The good news to those of us who stayed past the garbled words of HJ and NV, et al., was that the speaker list was shortened by one name. TheRevAL, was on the agenda, but was MIA. Apparently, the TheRevAl preferred Fashion Week to the Never-ending Inauguration Story, as he tweeted to his faithful followers on Sunday:
Reverend Al Sharpton@TheRevAlFeb 9
Back in NY, running down to Fashion Week as a guest of Andre Leon Tally.
Look, you don’t get to be a fashion plate activist by trying to find your way to the Brooklyn Navy Yard in a snow storm. My man Al has his priorities straight.

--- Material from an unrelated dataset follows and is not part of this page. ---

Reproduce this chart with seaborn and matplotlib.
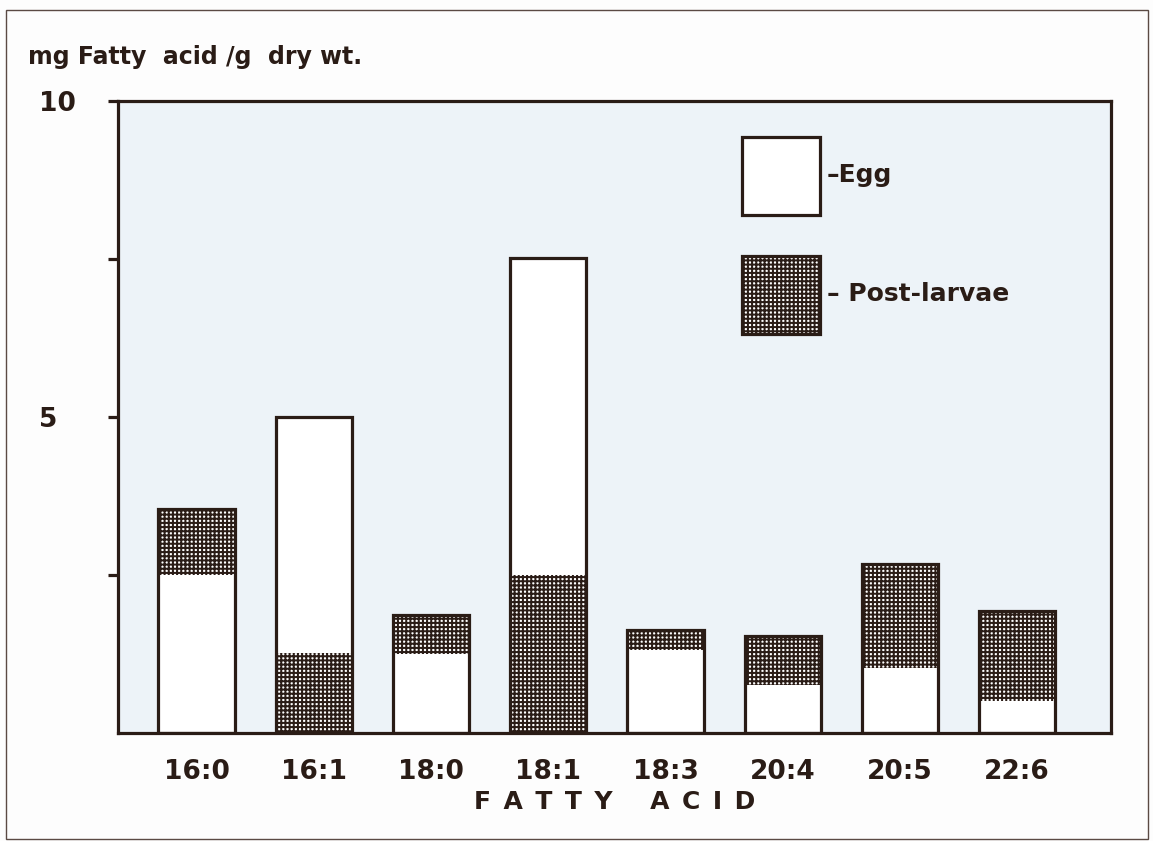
import matplotlib
matplotlib.use("Agg")
import matplotlib.pyplot as plt
import numpy as np
import seaborn as sns
from matplotlib.patches import Patch, Rectangle

# ---- data ----
acids = ["16:0", "16:1", "18:0", "18:1", "18:3", "20:4", "20:5", "22:6"]
egg = [2.50, 5.00, 1.25, 7.52, 1.31, 0.76, 1.03, 0.51]
post_larvae = [3.55, 1.27, 1.87, 2.50, 1.63, 1.53, 2.68, 1.93]
ytick_vals = [2.5, 5, 7.5, 10]
ytick_labels = ["", "5", "", "10"]

sns.set_theme(style="white")
plt.rcParams["font.family"] = ["DejaVu Sans"]
plt.rcParams["font.weight"] = "bold"
plt.rcParams["hatch.linewidth"] = 1.45

INK = "#2a1c16"
AXBG = "#edf3f8"
LW = 2.3

fig = plt.figure(figsize=(11.53, 8.41), dpi=100, facecolor="#fdfdfd")
W, H = 1153, 841
ax = fig.add_axes([118 / W, 1 - 733 / H, (1111 - 118) / W, (733 - 101) / H])
ax.set_facecolor(AXBG)

# egg bars then post-larvae bars (fills only)
sns.barplot(x=acids, y=egg, color="white", saturation=1, width=0.65,
            linewidth=0, edgecolor="none", ax=ax)
sns.barplot(x=acids, y=post_larvae, color="white", saturation=1, width=0.65,
            linewidth=0, edgecolor=INK, hatch="++++", ax=ax)
patches = ax.patches
n = len(acids)
for i in range(n):
    pe, pp = patches[i], patches[n + i]
    pp.set_linewidth(0)
    pp.set_edgecolor(INK)
    if egg[i] >= post_larvae[i]:
        pe.set_zorder(1); pp.set_zorder(2)
    else:
        pp.set_zorder(1); pe.set_zorder(2)

# outline of each combined bar
tops = np.maximum(egg, post_larvae)
ax.bar(np.arange(n), tops, width=0.65, facecolor="none", edgecolor=INK,
       linewidth=LW, zorder=3)

ax.set_xlim(-0.67, 7.8)
ax.set_ylim(0, 10)

for s in ax.spines.values():
    s.set_visible(True)
    s.set_color(INK)
    s.set_linewidth(LW)
    s.set_zorder(4)

ax.set_yticks(ytick_vals)
ax.set_yticklabels(ytick_labels)
ax.tick_params(axis="y", direction="out", length=7, width=LW, color=INK,
               pad=50, labelsize=19, labelcolor=INK, left=True)
for t in ax.get_yticklabels():
    t.set_horizontalalignment("left")
ax.tick_params(axis="x", length=0, pad=19, labelsize=19, labelcolor=INK)

E = "\u2002"
ax.set_xlabel(E.join("FATTY") + E * 3 + E.join("ACID"), fontsize=18, color=INK,
              labelpad=3, fontweight="bold")
ax.set_ylabel("")

fig.text(28 / W, 1 - 57 / H, "mg Fatty  acid /g  dry wt.", fontsize=17,
         color=INK, ha="left", va="center")

# legend
handles = [Patch(facecolor="white", edgecolor=INK, linewidth=LW),
           Patch(facecolor="white", edgecolor=INK, linewidth=LW, hatch="++++")]
leg = ax.legend(handles, ["\u2013Egg", "\u2013 Post-larvae"], loc="upper left",
                bbox_to_anchor=((742 - 118) / 993, (733 - 137) / 632),
                frameon=False, prop={"size": 18, "weight": "bold"},
                handlelength=3.1, handleheight=4.4,
                labelspacing=1.65, handletextpad=0.3, borderpad=0,
                borderaxespad=0)
for t in leg.get_texts():
    t.set_color(INK)
leg.set_zorder(5)

# outer figure frame
fig.patches.append(Rectangle((6 / W, 1 - 839 / H), (1148 - 6) / W, (839 - 10) / H,
                             transform=fig.transFigure, fill=False,
                             edgecolor="#5a4a44", linewidth=1.0))

fig.savefig("out.png", dpi=100, facecolor=fig.get_facecolor())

Besides, the swag bags at Fashion Week are to die for!! The only swag I got at DACK’s event was inflamed haemorrhoids from sitting so long.
So, in brief, who wins out in this not so scientific and a bit catty review?
It seems that the Supreme Leader’s wife Lu-Shawn, took on the event planning and I have to give her kudos for that. And we need to remember that Michelle has the White House staff to help, who are professionals in this sort of stuff. But frankly, if you wanna play with the big boys you gotta step up your game. The winner (and still champion) is POTUS. DACK fails to even place.
Let’s face it folks! Michelle has class, intelligence, looks, savoir-faire, and consistently throws a mean event; Lu-Shawn has, well, she has a hyphenated first name, two cute kids, and four years to hit her stride as an event planner. Let’s hope she learns from this disaster and brings her “A” game to the next event.